Before leaving them, The commanding officer(Seung-woo Kim) appoints one of boy soldiers, Jang-Bum(Korean pop star T.O.P), to be the leader of these young soldiers only because he has recently gotten the first taste of battle. Jang-Bum is not so confident about his new role, and so do other soldiers, including some antagonizing bully and his gangs. They cannot accept Jang-bum as the leader at first, but, with massive menace coming toward them minute by minute, they really have to stick together to protect their country and, maybe, to save themselves.
A good setting for war movie, but the movie ruins this in every possible way despite having lots of good things to utilize. Sometimes it reaches to the level of the amusement, mixed with lots of annoyance. I don’t mind about simple black & white situation depicted in the movie, but the characters in the movie are the battalion of cardboards. They are mainly the pawns manipulated by the terrible script with awful dialogues, and no depth is given to any of them. Only Jang-bum is given some space, but that is usually decorated with cringe-inducing, yellow light-coated flashbacks about his mother. There is no convincing character development, and we don’t care about the characters at all. In fact, I was glad to see some characters dispatched during the movie.
Above all, the movie is repulsive with its alarming shallowness. The director Ja-Han Lee seems to only care about making the movie look nice without any consideration to the story itself – if it ever exists. For example, there is the scene where the commander blows up the bridge while desperate refugees wanting to cross over it. My god, the movie cares far more about the big explosion than the desperation of common people.

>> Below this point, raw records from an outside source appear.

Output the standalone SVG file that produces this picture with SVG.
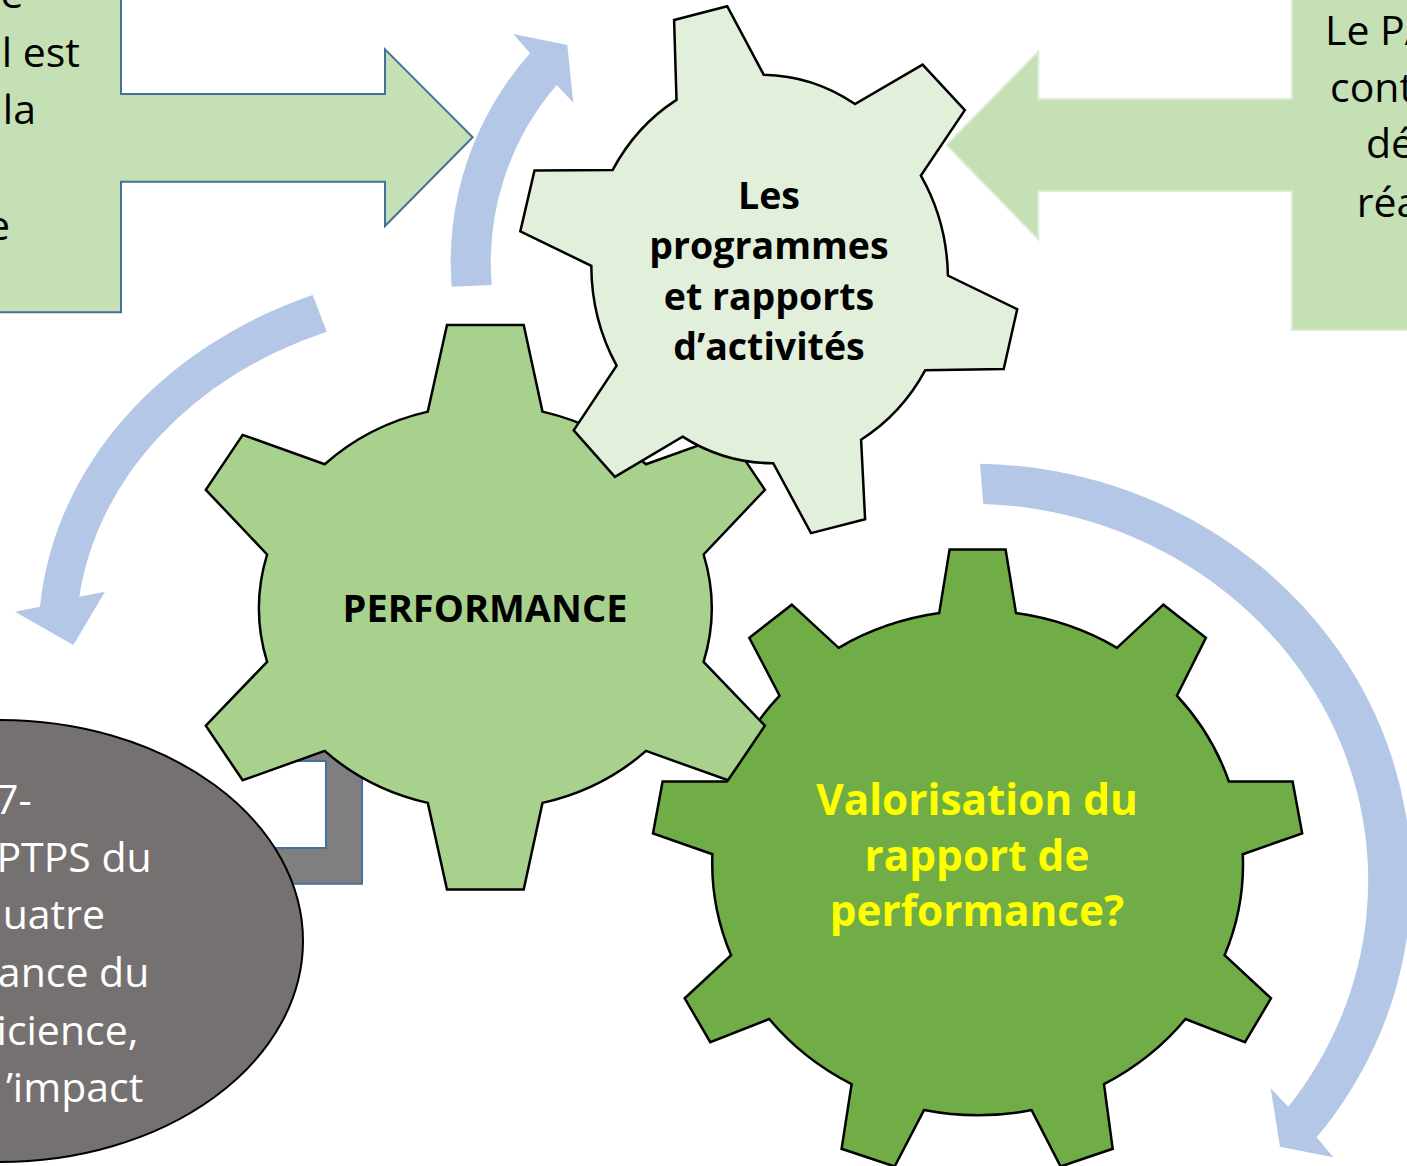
<svg xmlns="http://www.w3.org/2000/svg" width="1407" height="1166" viewBox="0 0 1407 1166">
  <style>
    .callout { fill: #C5E0B4; }
    .callout-l { stroke: #41719C; stroke-width: 2; }
    .callout-r { stroke: #DCEBD2; stroke-width: 2; }
    .cycle { fill: #B4C7E7; }
    .gear { stroke: #000000; stroke-width: 2.5; stroke-linejoin: miter; }
    .body { font-family: "Open Sans", "Liberation Sans", sans-serif; font-size: 41px; fill: #000000; }
    .bold { font-family: "Open Sans", "Liberation Sans", sans-serif; font-weight: bold; font-size: 37.5px; fill: #000000; text-anchor: middle; }
    .perf { font-size: 38px; }
    .yellow { font-family: "Open Sans", "Liberation Sans", sans-serif; font-weight: bold; font-size: 42.3px; fill: #FFFF00; text-anchor: middle; }
    .white { font-family: "Open Sans", "Liberation Sans", sans-serif; font-size: 41px; fill: #FFFFFF; text-anchor: end; }
  </style>

  <!-- connectors: callout arrows and circular cycle arrows -->
  <g id="connectors">
    <path id="cycle-top" class="cycle" d="M 451.7,286.7 A 313 313 0 0 1 530,53.3 L 513.3,34 L 567.3,45 L 573.3,102.7 L 556.7,85 A 272 272 0 0 0 491.7,285 Z"/>
    <path id="cycle-left" class="cycle" d="M 312.7,295 A 440 370 0 0 0 40,606.7 L 15,611.7 L 73.3,645 L 105,591.7 L 79.3,596.7 A 400 330 0 0 1 326.7,331.7 Z"/>
    <path id="cycle-right" class="cycle" d="M 980,463.7 A 440 416 0 0 1 1316.7,1137.3 L 1333.3,1157.3 L 1280,1146.7 L 1270.7,1088.3 L 1288.3,1106.7 A 400 377 0 0 0 983.3,503.9 Z"/>
    <path id="bracket" d="M 280,728 L 362,728 L 362,883.7 L 250,883.7 L 250,848 L 326,848 L 326,761 L 280,761 Z" fill="#7F7F7F" stroke="#41719C" stroke-width="2"/>
  </g>

  <!-- left callout box with arrow -->
  <g id="callout-left">
    <path class="callout callout-l" d="M -5,-5 L 121,-5 L 121,94 L 385,94 L 385,49.3 L 472.7,137.3 L 385,226 L 385,181.7 L 121,181.7 L 121,312.3 L -5,312.3 Z"/>
    <text class="body" text-anchor="end" x="23.5" y="8">e</text>
    <text class="body" text-anchor="end" x="80" y="66.7">l est</text>
    <text class="body" text-anchor="end" x="36" y="124">la</text>
    <text class="body" text-anchor="end" x="10" y="240">e</text>
  </g>

  <!-- right callout box with arrow -->
  <g id="callout-right">
    <path class="callout callout-r" d="M 1412,-5 L 1412,330 L 1292,330 L 1292,191 L 1038.3,191 L 1038.3,239.3 L 946.7,145 L 1038.3,51.7 L 1038.3,99 L 1292,99 L 1292,-5 Z"/>
    <text class="body" x="1325" y="45">Le PA</text>
    <text class="body" x="1330" y="101.7">cont</text>
    <text class="body" x="1366" y="158.3">dé</text>
    <text class="body" x="1356.7" y="216.7">réa</text>
  </g>

  <!-- grey ellipse -->
  <g id="ellipse-ptps">
    <ellipse cx="0" cy="941" rx="303" ry="221" fill="#767171" stroke="#000000" stroke-width="2"/>
    <text class="white" x="31.7" y="814">7-</text>
    <text class="white" x="151.7" y="871.7">PTPS du</text>
    <text class="white" x="105" y="929.4">uatre</text>
    <text class="white" x="149.3" y="987">ance du</text>
    <text class="white" x="138.3" y="1044.7">icience,</text>
    <text class="white" x="143.3" y="1102.4">’impact</text>
  </g>

  <!-- dark gear -->
  <g id="gear-valorisation">
    <path class="gear" fill="#70AD47" d="M 939.2,613.1 L 949.6,549.6 L 1005.6,549.6 L 1016,613.1 A 266 249 0 0 1 1117,647.8 L 1163.4,604.7 L 1205.9,637.8 L 1176.9,695.7 A 266 249 0 0 1 1228.9,781.5 L 1292.6,781.5 L 1302.2,833.4 L 1242.8,854.2 A 266 249 0 0 1 1224.6,955.2 L 1271,998.3 L 1245,1042.2 L 1185.5,1019 A 266 249 0 0 1 1104,1084.1 L 1112.7,1148.8 L 1060.6,1166.5 L 1031.6,1110.1 A 266 249 0 0 1 924,1110.1 L 894.6,1166.5 L 841.6,1148.8 L 851.6,1084.1 A 266 249 0 0 1 769.2,1019 L 710.3,1042.2 L 684.7,998.3 L 731.1,955.2 A 266 249 0 0 1 712.4,854.2 L 653,833.4 L 662.6,781.5 L 726.7,781.5 A 266 249 0 0 1 779.6,695.7 L 749.3,637.8 L 791.8,604.7 L 838.6,647.8 A 266 249 0 0 1 939.2,613.1 Z"/>
    <text class="yellow" x="977" y="814.7">Valorisation du</text>
    <text class="yellow" x="977" y="870.5">rapport de</text>
    <text class="yellow" x="977" y="926.4">performance?</text>
  </g>

  <!-- middle gear -->
  <g id="gear-performance">
    <path class="gear" fill="#A9D18E" d="M 427.8,411.6 L 447,325 L 523.7,325 L 542.5,411.6 A 226 202.5 0 0 1 646,464.3 L 728,434.9 L 764.9,489.8 L 703.6,554.5 A 226 202.5 0 0 1 703.6,661.8 L 764.9,725.7 L 728,780.3 L 646,750.9 A 226 202.5 0 0 1 542.5,802.9 L 523.7,889.4 L 447,889.4 L 427.8,802.9 A 226 202.5 0 0 1 324.7,750.9 L 242.7,780.3 L 205.8,725.7 L 267.1,661.8 A 226 202.5 0 0 1 267.1,554.5 L 205.8,489.8 L 242.7,434.9 L 324.7,464.3 A 226 202.5 0 0 1 427.8,411.6 Z"/>
    <text class="bold perf" x="485" y="621.5">PERFORMANCE</text>
  </g>

  <!-- light gear -->
  <g id="gear-programmes">
    <path class="gear" fill="#E2EFDA" d="M 676.5,99.9 L 674.1,20 L 727.2,6.2 L 763.7,74.7 A 179 196 0 0 1 855,104 L 922.6,64.7 L 964.8,110.2 L 920.9,175.6 A 179 196 0 0 1 947.9,275.5 L 1017.2,309.2 L 1003.7,369.1 L 925.3,370.2 A 179 196 0 0 1 861.1,439.7 L 865.1,519.3 L 811,533.1 L 773.2,463.2 A 179 196 0 0 1 682.6,436.6 L 614.9,476.9 L 573.7,430.4 L 616.6,365.7 A 179 196 0 0 1 591.3,265.8 L 520.3,231.4 L 534.5,170.5 L 612.6,170.1 A 179 196 0 0 1 676.5,99.9 Z"/>
    <text class="bold" x="769" y="208.5">Les</text>
    <text class="bold" x="769" y="259">programmes</text>
    <text class="bold" x="769" y="309.5">et rapports</text>
    <text class="bold" x="769" y="360">d’activités</text>
  </g>
</svg>
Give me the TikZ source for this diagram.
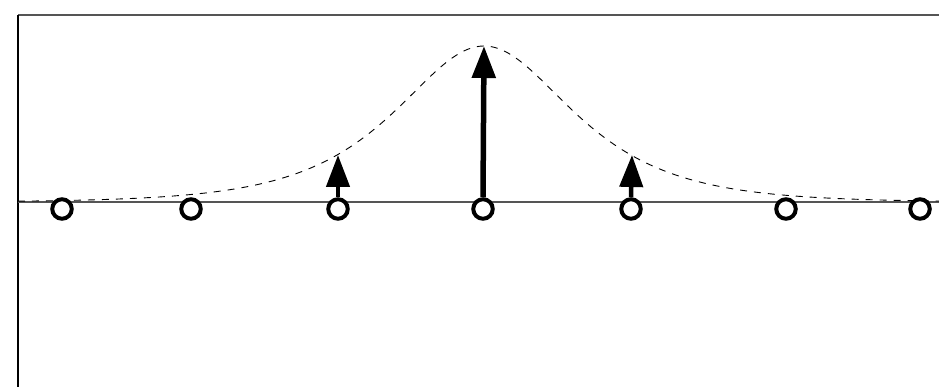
\documentclass[tikz,border=0pt]{standalone}
\usetikzlibrary{arrows.meta}
\definecolor{framegray}{HTML}{555555}
\begin{document}
\begin{tikzpicture}[x=1pt,y=-1pt,
  sample/.style={circle,draw=black,line width=4pt,fill=white,inner sep=0pt,minimum size=19.5pt},
  spike/.style={line width=5.5pt,-{Triangle[length=32pt,width=23pt]}},
  envelope/.style={dash pattern=on 7pt off 7pt,line width=0.9pt},
  axisline/.style={line width=1.4pt,draw=framegray}]
\useasboundingbox (0,0) rectangle (939,387);
% frame
\coordinate (ftl) at (18,15);
\coordinate (ftr) at (939,15);
\coordinate (fbl) at (18,387);
\draw[line width=2.2pt,draw=framegray] (ftl) -- (ftr);
\draw[line width=2pt] (ftl) -- (fbl);
% axis
\coordinate (al) at (18,202);
\coordinate (ar) at (939,202);
\draw[axisline] (al) -- (ar);
% envelope (sech)
\draw[envelope] plot[domain=18:939,samples=300] (\x,{202-156/cosh(1.87*(\x-484)/147)});
% samples
\node[sample] (c1) at (62,209) {};
\node[sample] (c2) at (191,209) {};
\node[sample] (c3) at (338,209) {};
\node[sample] (c4) at (483,209) {};
\node[sample] (c5) at (631,209) {};
\node[sample] (c6) at (786,209) {};
\node[sample] (c7) at (920,209) {};
% arrow tips
\coordinate (t3) at (338,155);
\coordinate (t4) at (484,46);
\coordinate (t5) at (632,155);
\draw[spike] (c4.north) -- (t4);
\draw[spike,line width=4.5pt] (c3.north) -- (t3);
\draw[spike,line width=4.5pt] (c5.north) -- (t5);
\end{tikzpicture}
\end{document}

How spectacularly good it looks!
The massive budget behind the production is clearly shown on the screen, but, oh boy, how clumsy these action sequences are. It seems like to have been made with the thought that only explosions and shaky camera works are everything. I’m sure I can make a better experience at my mother’s kitchen.
In the end, so-called big payoff comes as the entertainment, and we see two main characters(I don’t have to tell you who they are) valiantly do Rambo things at the top of the building while North Korean soldiers become more like zombies. It won’t be a serious matter if it tries to be like “Inglourious Basterds”. However, when the movie sets out to be as serious as “Saving Private Ryan”, that is just like the kiss of death.
Last week, I watched another Korean War movie “Tae Guk Gi” for the comparison, and I think I should have been more generous to that. There still are several things I do not like, but “Tae Guk Gi” is technically and emotionally engaging overall and, above all, has the sincerity behind it. “71: Into the Fire” has none of these virtues, although it has a miraculously(considering the bad script) competent performance by T.O.P., a scenery-chewing presence of Seung-won Cha, and lots of, lots of noises and explosions.
Right or Left, you can’t deny that “71: Into the Fire” is insultingly paper-thin war movie made by hands as inexperienced as these young noble soldiers. You’ll probably think that they will be rolling around in their graves for this. Believe me, if some of boys in the movie had shouted “Wolverine!”, it would have been much more entertaining. What the hell, the movie will make money – that’s a depressing thing.